Has it really been ten years? In the summer of 1996, id Software’s Quake changed gaming forever. The same team’s Wolfenstein 3D and Doom had allowed players to roam 3D worlds for the first time, but Quake’s network mode was something else again. As well as battling through an HP Lovecraft-inspired storyline, players could slash, shoot and rocket each other into small pieces in a selection of beige arenas. Internet gaming would take a while longer to kick off properly, but on an office network – bliss was it in that lunchtime to be alive. Or, at regular intervals, dead.
Nominally the fourth game in the series, Quake 4 is the first sequel. Quake III Arena, released in 1999, was multiplayer-only, going head to head with Epic Games’ Unreal Tournament and, frankly, getting its arse kicked. Quake II, which got a mixed reception, adopted a new scenario from the original, switching from gothic fantasy to science fiction. We now continue where it left off, but with a new protagonist.
As Marine Matthew Kane, you arrive on the home planet of the Strogg, where you go up against their fiendish defences, getting captured en route and hideously transfigured in a way that would be as shocking as it was dramatic if it hadn’t been explained in the blurb. Anyway, the scenario is all a bit more Counter-Strike/Call of Duty this time around. A cinematic opening segues straight into first-person action, with your fellow soldiers explaining the situation and giving you orders. The characters are drawn in some detail, both visually and psychologically, and the most atmospheric moments are those when conversations and events involving other Marines are happening around you. As in previous id games, music and sound effects are well integrated.
This all helps to create a movie-like feel, but not entirely in a good way. The more the characters talk to you, the more unnatural it feels that you can’t talk to them. They’ll bark orders, swear under their breath, panic when appropriate, and make sarcastic remarks if you’re slow, but they won’t move to let you past or react if you shoot them. The Strogg are even dumber, lumbering around like extras in a pantomime.
A rigidly linear storyline doesn’t help. You wander about until you meet someone who gives you an objective, then wander about until you’re told you’ve completed it, shooting whatever moves on the way. To relieve the claustrophobia, there are outdoor sequences where you get to drive heavy vehicles and blast massive spacecraft out of the sky. These are fun, but even more linear, like a ghost train ride, and the gameplay isn’t quite responsive enough to let you really lose yourself in the action.
That criticism applies in some degree to the whole game. Developed by Raven Software, Quake 4 is based on the engine from id’s Doom 3. As we said of that game, graphics aren’t everything, even if your Mac can do justice to them. On our 2.1GHz G5 iMac with 1.5GB RAM, Quake 4 defaulted to its lowest quality settings. That was a bit pessimistic: when we turned off energy saving and restarted, the game proved playable at 1024×768 with high-quality effects and some anti-aliasing, and looked pretty good on it, although the frame rate occasionally dropped to single figures in heavy action. Even at low settings, however, performance wasn’t seamless. A foe leaping out from the darkness just doesn’t give you the same adrenaline rush after a half-second delay.
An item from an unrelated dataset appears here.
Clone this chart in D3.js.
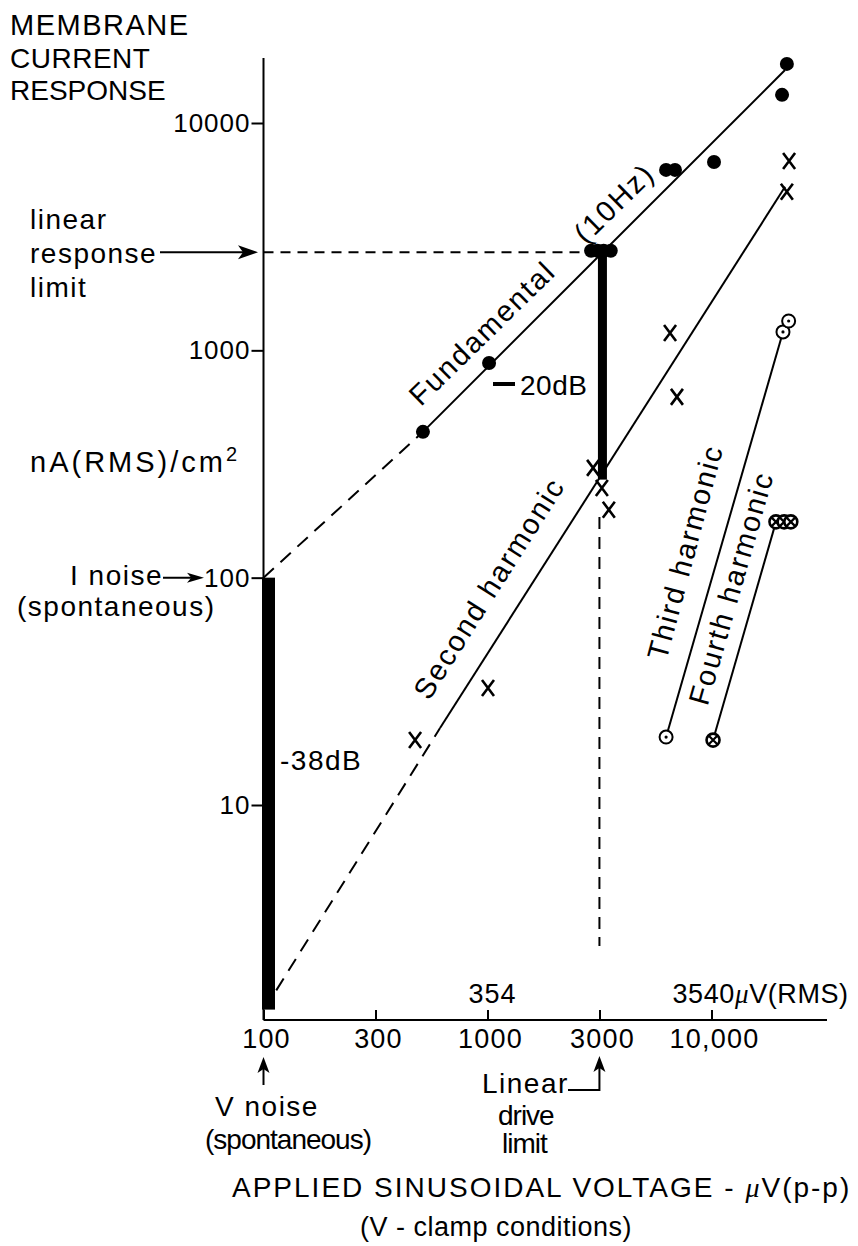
<!DOCTYPE html>
<html>
<head>
<meta charset="utf-8">
<script src="https://cdn.jsdelivr.net/npm/d3@7"></script>
<style>
  body { margin: 0; background: #fff; }
  text { font-family: "Liberation Sans", Arial, Helvetica, sans-serif; fill: #000; }
</style>
</head>
<body>
<svg id="chart" width="858" height="1246"></svg>
<script>
// ---- data: applied voltage (µV p-p) vs membrane current (nA RMS / cm²) ----
// Fundamental (10 Hz) response, filled circles
const fundV = [515, 1016, 2900, 3100, 3300, 3550, 6270, 6870, 10260, 20650, 21700];
const fundI = [438, 880, 2740, 2740, 2740, 2740, 6220, 6220, 6740, 13300, 18200];
// Second harmonic, crosses
const secondV = [475, 1005, 2960, 3240, 3480, 6530, 7010, 22200, 21700];
const secondI = [19.3, 32.7, 304, 248, 199, 1193, 624, 6810, 4980];
// Third harmonic, dotted circles
const thirdV = [6270, 20850, 22100];
const thirdI = [19.9, 1205, 1346];
// Fourth harmonic, crossed circles
const fourthV = [10160, 19400, 21100, 22600];
const fourthI = [19.3, 176, 176, 176];

// fitted lines: dashed extrapolation, then solid fit
const fundDashV = [100, 515],   fundDashI = [100, 438];
const fundFitV  = [515, 21300], fundFitI  = [438, 17100];
const secDashV  = [114, 614],   secDashI  = [1.53, 21.8];
const secFitV   = [614, 21300], secFitI   = [21.8, 5240];
const thirdFitV = [6270, 20850], thirdFitI = [19.9, 1205];
const fourthFitV = [10160, 19400], fourthFitI = [19.3, 176];

// noise and linear limits
const vNoise = 100, iNoise = 100, noiseDb = -38;
const linearResponseI = 2700, linearDriveV = 3160, driveDb = -20;
const linearResponseToV = 2900;
const driveDashI = [185, 2.4];

// axis ticks
const xTickValues = [100, 316.2, 1000, 3162, 10000];
const xTickLabels = ["100", "300", "1000", "3000", "10,000"];
const yTickValues = [10, 100, 1000, 10000];
const yTickLabels = ["10", "100", "1000", "10000"];

// ---- scales ----
const x = d3.scaleLog().domain([100, 10000]).range([263.5, 711.5]);
const y = d3.scaleLog().domain([10, 10000]).range([805, 123]);
const xMax = x.invert(827), yMin = y.invert(1020), yMax = y.invert(58);

const svg = d3.select("#chart");
const g = svg.append("g");

// ---- axes ----
const xAxis = d3.axisBottom(x).tickValues(xTickValues).tickSize(-10).tickFormat(() => "");
const xg = g.append("g").attr("transform", `translate(0,${y(yMin)})`).call(xAxis);
xg.select(".domain").attr("d", `M${x(100)},0H${x(xMax)}`).attr("stroke-width", 2.2);
xg.selectAll(".tick line").attr("stroke-width", 2);

const yAxis = d3.axisLeft(y).tickValues(yTickValues).tickSize(12).tickFormat(() => "");
const yg = g.append("g").attr("transform", `translate(${x(100)},0)`).call(yAxis);
yg.select(".domain").attr("d", `M0,${y(yMax)}V${y(yMin)}`).attr("stroke-width", 2);
yg.selectAll(".tick line").attr("stroke-width", 2);

// tick labels
const tickFont = 27;
g.selectAll(".xlab").data(xTickValues).join("text")
  .attr("x", d => x(d) + 3).attr("y", 1048)
  .attr("text-anchor", "middle").attr("font-size", tickFont).attr("letter-spacing", 1.2)
  .text((d, i) => xTickLabels[i]);
g.selectAll(".ylab").data(yTickValues).join("text")
  .attr("x", x(100) - 13).attr("y", d => y(d) + 9)
  .attr("text-anchor", "end").attr("font-size", 26).attr("letter-spacing", 1)
  .text((d, i) => yTickLabels[i]);

// RMS equivalents on top of x axis
g.append("text").attr("x", x(1000) + 5).attr("y", 1003).attr("text-anchor", "middle")
  .attr("font-size", tickFont).attr("letter-spacing", 1).text("354");
const rms = g.append("text").attr("x", x(10000) - 39).attr("y", 1003)
  .attr("font-size", tickFont).attr("letter-spacing", 0.6);
rms.append("tspan").text("3540");
rms.append("tspan").attr("font-family", "Liberation Serif, serif").attr("font-style", "italic").text("\u03bc");
rms.append("tspan").text("V(RMS)");

// ---- reference lines ----
g.append("line")
  .attr("x1", x(100)).attr("x2", x(linearResponseToV))
  .attr("y1", y(linearResponseI)).attr("y2", y(linearResponseI))
  .attr("stroke", "#000").attr("stroke-width", 2).attr("stroke-dasharray", "10,7");
g.append("line")
  .attr("x1", x(linearDriveV)).attr("x2", x(linearDriveV))
  .attr("y1", y(driveDashI[0])).attr("y2", y(driveDashI[1]))
  .attr("stroke", "#000").attr("stroke-width", 2).attr("stroke-dasharray", "12,8");

// noise bar (-38 dB) and linear drive bar (-20 dB)
const noiseBottom = iNoise * Math.pow(10, noiseDb / 20);
g.append("rect")
  .attr("x", x(vNoise) - 1.5).attr("width", 13)
  .attr("y", y(iNoise)).attr("height", y(noiseBottom) - y(iNoise))
  .attr("fill", "#000");
const driveBottom = linearResponseI * Math.pow(10, driveDb / 20);
g.append("rect")
  .attr("x", x(linearDriveV) - 1.5).attr("width", 9)
  .attr("y", y(linearResponseI)).attr("height", y(driveBottom) - y(linearResponseI))
  .attr("fill", "#000");

// ---- fitted lines ----
const line = d3.line().x(d => x(d[0])).y(d => y(d[1]));
function fit(vs, is, dashed) {
  g.append("path").datum(d3.zip(vs, is)).attr("d", line)
    .attr("fill", "none").attr("stroke", "#000").attr("stroke-width", 2)
    .attr("stroke-dasharray", dashed ? "14,9" : null);
}
fit(fundDashV, fundDashI, true);
fit(fundFitV, fundFitI, false);
fit(secDashV, secDashI, true);
fit(secFitV, secFitI, false);
fit(thirdFitV, thirdFitI, false);
fit(fourthFitV, fourthFitI, false);

// ---- markers ----
g.selectAll(".fund").data(d3.zip(fundV, fundI)).join("circle")
  .attr("cx", d => x(d[0])).attr("cy", d => y(d[1])).attr("r", 7).attr("fill", "#000");

g.selectAll(".sec").data(d3.zip(secondV, secondI)).join("path")
  .attr("d", d => {
    const cx = x(d[0]), cy = y(d[1]);
    return `M${cx - 6},${cy - 8}L${cx + 6},${cy + 8}M${cx + 6},${cy - 8}L${cx - 6},${cy + 8}`;
  })
  .attr("stroke", "#000").attr("stroke-width", 2.6).attr("fill", "none");

const thirdG = g.selectAll(".third").data(d3.zip(thirdV, thirdI)).join("g")
  .attr("transform", d => `translate(${x(d[0])},${y(d[1])})`);
thirdG.append("circle").attr("r", 6.5).attr("fill", "#fff").attr("stroke", "#000").attr("stroke-width", 2);
thirdG.append("circle").attr("r", 1.6).attr("fill", "#000");

const fourthG = g.selectAll(".fourth").data(d3.zip(fourthV, fourthI)).join("g")
  .attr("transform", d => `translate(${x(d[0])},${y(d[1])})`);
fourthG.append("circle").attr("r", 6.5).attr("fill", "#fff").attr("stroke", "#000").attr("stroke-width", 2.6);
fourthG.append("path").attr("d", "M-4.5,-4.5L4.5,4.5M4.5,-4.5L-4.5,4.5")
  .attr("stroke", "#000").attr("stroke-width", 2.2);

// ---- text ----
function txt(px, py, s, opts = {}) {
  return g.append("text").attr("x", px).attr("y", py)
    .attr("font-size", opts.size || 28)
    .attr("letter-spacing", opts.ls !== undefined ? opts.ls : 1.5)
    .attr("text-anchor", opts.anchor || "start")
    .text(s);
}
function rotated(cx, cy, angle, s) {
  g.append("text")
    .attr("transform", `translate(${cx},${cy}) rotate(${angle})`)
    .attr("text-anchor", "middle").attr("dy", "0.35em")
    .attr("font-size", 29).attr("letter-spacing", 2)
    .text(s);
}

txt(10, 35, "MEMBRANE", { size: 29 });
txt(10, 68, "CURRENT", { size: 28, ls: 0.5 });
txt(10, 100, "RESPONSE", { size: 28, ls: 0 });

txt(30, 229, "linear");
txt(30, 263, "response");
txt(30, 297, "limit");

const nA = txt(30, 472, "nA(RMS)/cm", { size: 29, ls: 3 });
nA.append("tspan").attr("dy", -11).attr("font-size", 20).text("2");

txt(70, 585, "I noise");
txt(17, 616, "(spontaneous)");

txt(280, 770, "-38dB");
txt(520, 395, "20dB", { ls: 0.5 });
g.append("line").attr("x1", 493).attr("x2", 515).attr("y1", 384).attr("y2", 384)
  .attr("stroke", "#000").attr("stroke-width", 4);

txt(267, 1116, "V noise", { anchor: "middle" });
txt(288, 1149, "(spontaneous)", { anchor: "middle", size: 28, ls: -1 });

txt(482, 1093, "Linear");
txt(498, 1125, "drive", { size: 28, ls: -1 });
txt(502, 1153, "limit", { size: 28, ls: -1 });

const title = txt(232, 1197, "APPLIED SINUSOIDAL VOLTAGE -  ", { ls: 2 });
title.append("tspan").attr("font-family", "Liberation Serif, serif").attr("font-style", "italic").text("\u03bc");
title.append("tspan").text("V(p-p)");
txt(360, 1236, "(V - clamp conditions)", { size: 27, ls: 0.5 });

rotated(482, 333, -44.4, "Fundamental");
rotated(614, 203, -44.4, "(10Hz)");
rotated(489, 588, -57.6, "Second harmonic");
rotated(685, 552, -75, "Third harmonic");
rotated(731, 588, -74, "Fourth harmonic");

// ---- arrows ----
function arrowHead(tipX, tipY, dir, len, half) {
  // dir: unit vector pointing toward the tip
  const [dx, dy] = dir;
  const bx = tipX - dx * len, by = tipY - dy * len;
  const px = -dy * half, py = dx * half;
  g.append("path")
    .attr("d", `M${tipX},${tipY}L${bx + px},${by + py}L${tipX - dx * len * 0.75},${tipY - dy * len * 0.75}L${bx - px},${by - py}Z`)
    .attr("fill", "#000");
}
function stroke(d) {
  g.append("path").attr("d", d).attr("fill", "none").attr("stroke", "#000").attr("stroke-width", 2);
}
// linear response limit arrow
stroke(`M160,${y(linearResponseI)}H250`);
arrowHead(258, y(linearResponseI), [1, 0], 20, 7);
// current noise arrow
stroke(`M163,${y(iNoise)}H198`);
arrowHead(204, y(iNoise), [1, 0], 17, 5);
// voltage noise arrow
stroke(`M${x(vNoise)},1085V1065`);
arrowHead(x(vNoise), 1057, [0, -1], 16, 6);
// linear drive limit arrow
stroke(`M568,1090H${x(linearDriveV)}V1065`);
arrowHead(x(linearDriveV), 1056, [0, -1], 16, 6);
</script>
</body>
</html>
Unless you’re a complete newbie, you’ll progress through quite a few levels without having any reason to die. Even when bigger enemies arrive, they go down quite straightforwardly. There’s a degree of strategy involved in choosing between your weapons, a familiar arsenal that gains various upgrades as you progress, but little real problem-solving to be done and only limited interaction with your environment. Later, to be fair, things do get more interesting.
And so to multi-player. What can we say? It’s a multi-player first person shooter. The railgun is the preferred weapon, great if you’re into pinpoint accuracy; rocket launcher fans may not be so impressed by the mushy effort on offer. You can play deathmatch or capture the flag. That’s if you can find anyone to play with. We logged on at what should have been a fairly busy time, and found a grand total of ten active games, all but two empty. Not exactly a vibrant online community. A dedicated server app is included to run your own games, but bizarrely there are no bots to practise against or fill out a match.
We’re too jaded to give this more than three out of five. Don’t let us put you off: the single-player story has its moments, and multi-player is OK. We’d just have liked to see something more coherent and compelling under a name that inspires such heady nostalgia.